Sweden demands probe of journalist's death

STOCKHOLM, Sweden -- Sweden's foreign minister urged Somalia's authorities to speedily investigate the slaying last week of a Swedish journalist at an Islamist rally in Mogadishu and deplored the violence that has shaken the African nation, according to comments published Monday.

Foreign Minister Jan Eliasson condemned the fatal shooting of veteran cameraman Martin Adler, and said that he has pressed the Somali authorities on the killing.

"What happened was terrible, it has deeply disturbed me," Eliasson was quoted as saying by Sweden's largest newspaper, Aftonbladet.

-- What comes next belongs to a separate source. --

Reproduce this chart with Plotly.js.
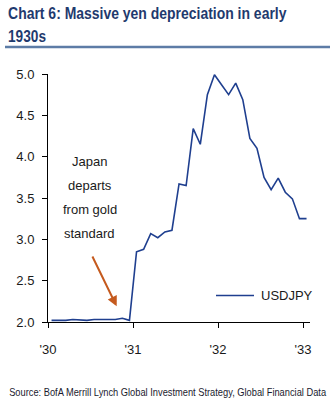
<!DOCTYPE html>
<html>
<head>
<meta charset="utf-8">
<script src="https://cdn.plot.ly/plotly-3.0.1.min.js"></script>
<style>html,body{margin:0;padding:0;background:#fff;}#chart{width:336px;height:401px;}</style>
</head>
<body>
<div id="chart"></div>
<script>
// Monthly USDJPY, Jan 1930 .. Jan 1933
const months = [
  "1930-01","1930-02","1930-03","1930-04","1930-05","1930-06","1930-07","1930-08","1930-09","1930-10","1930-11","1930-12",
  "1931-01","1931-02","1931-03","1931-04","1931-05","1931-06","1931-07","1931-08","1931-09","1931-10","1931-11","1931-12",
  "1932-01","1932-02","1932-03","1932-04","1932-05","1932-06","1932-07","1932-08","1932-09","1932-10","1932-11","1932-12",
  "1933-01"
];
const usdjpy = [
  2.02,2.02,2.02,2.03,2.025,2.02,2.03,2.03,2.03,2.03,2.045,2.02,
  2.85,2.88,3.07,3.02,3.09,3.11,3.67,3.65,4.34,4.15,4.75,4.99,
  4.87,4.75,4.89,4.69,4.22,4.10,3.75,3.60,3.74,3.57,3.49,3.25,
  3.25
];
const seriesName = "USDJPY";
const tickVals = [1930,1931,1932,1933];
const tickText = ["'30","'31","'32","'33"];
const titleLines = ["Chart 6: Massive yen depreciation in early", "1930s"];
const annotationLines = ["Japan","departs","from gold","standard"];
const sourceText = "Source: BofA Merrill Lynch Global Investment Strategy, Global Financial Data";

// month -> decimal year at mid-month
const xs = months.map(m => { const [y, mo] = m.split("-").map(Number); return y + (mo - 0.5) / 12; });

const sans = "'Liberation Sans', Arial, sans-serif";
const L = 48, T = 74, W = 262, H = 248;           // plot area in pixels
const px = p => (p - L) / W;                        // pixel -> paper x
const py = p => (T + H - p) / H;                    // pixel -> paper y

const annots = [];
titleLines.forEach((t, i) => annots.push({
  text: '<b>' + t + '</b>', xref: 'paper', yref: 'paper', x: px(6), y: py(13.5 + i * 23),
  xanchor: 'left', yanchor: 'middle', showarrow: false,
  font: {family: sans, size: 17, color: '#1F3A6E'}
}));
annotationLines.forEach((t, i) => annots.push({
  text: t, xref: 'x', x: 1930.494, yref: 'paper', y: py(161 + i * 24),
  showarrow: false, font: {family: sans, size: 13, color: '#1a1a1a'},
  xanchor: 'center', yanchor: 'middle'
}));
annots.push({
  x: 1930.808, y: 2.19, xref: 'x', yref: 'y',
  ax: 1930.514, ay: 2.81, axref: 'x', ayref: 'y',
  showarrow: true, arrowhead: 2, arrowsize: 1, arrowwidth: 2, arrowcolor: '#C55A1E', text: ''
});
annots.push({
  text: sourceText, xref: 'paper', yref: 'paper', x: px(6.5), y: py(392),
  xanchor: 'left', yanchor: 'middle', showarrow: false,
  font: {family: sans, size: 11, color: '#1a1a2e'}
});
// legend label
annots.push({
  text: seriesName, xref: 'paper', yref: 'paper', x: px(259), y: py(295.5),
  xanchor: 'left', yanchor: 'middle', showarrow: false,
  font: {family: sans, size: 13, color: '#1a1a1a'}
});

const data = [{
  x: xs, y: usdjpy, type: 'scatter', mode: 'lines', name: seriesName,
  line: {color: '#1F3F8F', width: 1.6}, showlegend: false
}];

const layout = {
  width: 336, height: 401,
  margin: {l: L, r: 336 - L - W, t: T, b: 401 - T - H},
  paper_bgcolor: '#fff', plot_bgcolor: '#fff',
  xaxis: {
    range: [1930, 1933 + (310 - 303) / 85 + 0.0], showgrid: false, zeroline: false,
    showline: true, linecolor: '#000', linewidth: 1,
    tickvals: tickVals, ticktext: tickText, ticks: 'outside', ticklen: 5, tickcolor: '#000',
    tickfont: {family: sans, size: 13, color: '#1a1a1a'}, ticklabelstandoff: 10
  },
  yaxis: {
    range: [2, 5], dtick: 0.5, tickformat: '.1f', showgrid: false, zeroline: false,
    showline: true, linecolor: '#000', linewidth: 1,
    ticks: 'outside', ticklen: 5, tickcolor: '#000',
    tickfont: {family: sans, size: 13, color: '#1a1a1a'}, ticklabelstandoff: 5
  },
  showlegend: false,
  shapes: [
    { type: 'line', xref: 'paper', yref: 'paper',
      x0: px(5), x1: px(330), y0: py(47), y1: py(47),
      line: {color: '#5D7CA6', width: 2.5} },
    { type: 'line', xref: 'paper', yref: 'paper',
      x0: px(216), x1: px(254), y0: py(295.5), y1: py(295.5),
      line: {color: '#1F3F8F', width: 1.6} }
  ],
  annotations: annots
};

// horizontally condense a text element (narrow-font look) to a target width, keeping its left edge
function condense(el, targetWidth) {
  const bb = el.getBBox();
  if (bb.width <= targetWidth) return;
  const s = targetWidth / bb.width;
  const prev = el.getAttribute('transform') || '';
  el.setAttribute('transform', prev + ' translate(' + bb.x + ',0) scale(' + s + ',1) translate(' + (-bb.x) + ',0)');
}

Plotly.newPlot('chart', data, layout, {staticPlot: true, displayModeBar: false}).then(gd => {
  const targets = {};
  targets[titleLines[0]] = 279;
  targets[titleLines[1]] = 38;
  targets[sourceText] = 318;
  gd.querySelectorAll('text.annotation-text').forEach(el => {
    const t = el.textContent;
    if (targets[t] !== undefined) condense(el, targets[t]);
  });
});
</script>
</body>
</html>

Adler was shot in the back by an unknown assailant while covering a rally Friday in Mogadishu in support of the Islamic leaders who control the Somali capital and most of the country's south.

The shooter has not been caught, but the Islamic militia said the killing was planned by a foreign enemy that wants to shatter weeks of relative peace since the Islamists took over.

Eliasson said he demanded through Sweden's diplomatic mission in Kenya that Somali authorities make sure the killing is "quickly and effectively investigated."

Eliasson, who is currently president of the U.N. General Assembly, also said that Somalia's President Abdullahi Yusuf phoned him after the killing.

"President Yusuf expressed his condolences and assured me that the authorities will get to the bottom of this," Eliasson said. "My thoughts are with the Adler family."

Attacks against journalists _ who Eliasson said were the "eyes of the international community" _ were "unacceptable and shocking," he said.

Adler's remains were expected to be brought home to Sweden by midweek.

Adler won international awards including the 2001 Amnesty International Media Award, a Silver Prize for investigative journalism at the 2001 New York Film Festival and the 2004 Rory Peck Award for Hard News. He had worked in more than two dozen war zones, including Iraq, Afghanistan, Bosnia, Rwanda, Congo and Sierra Leone.

Anger at foreigners runs high Mogadishu, which is awash in weapons after years of anarchy. In 1991, warlords drove out dictator Mohammed Siad Barre and turned on each other, turning the country into a patchwork of rival fiefdoms.

Anti-foreigner sentiment has been stoked by reports that the warlords defeated by the Islamic leaders this month had been secretly financed by the CIA.

"Continued violence in Somalia is unacceptable," Eliasson earlier told Swedish public radio, urging fractions in Somalia to lay down their arms.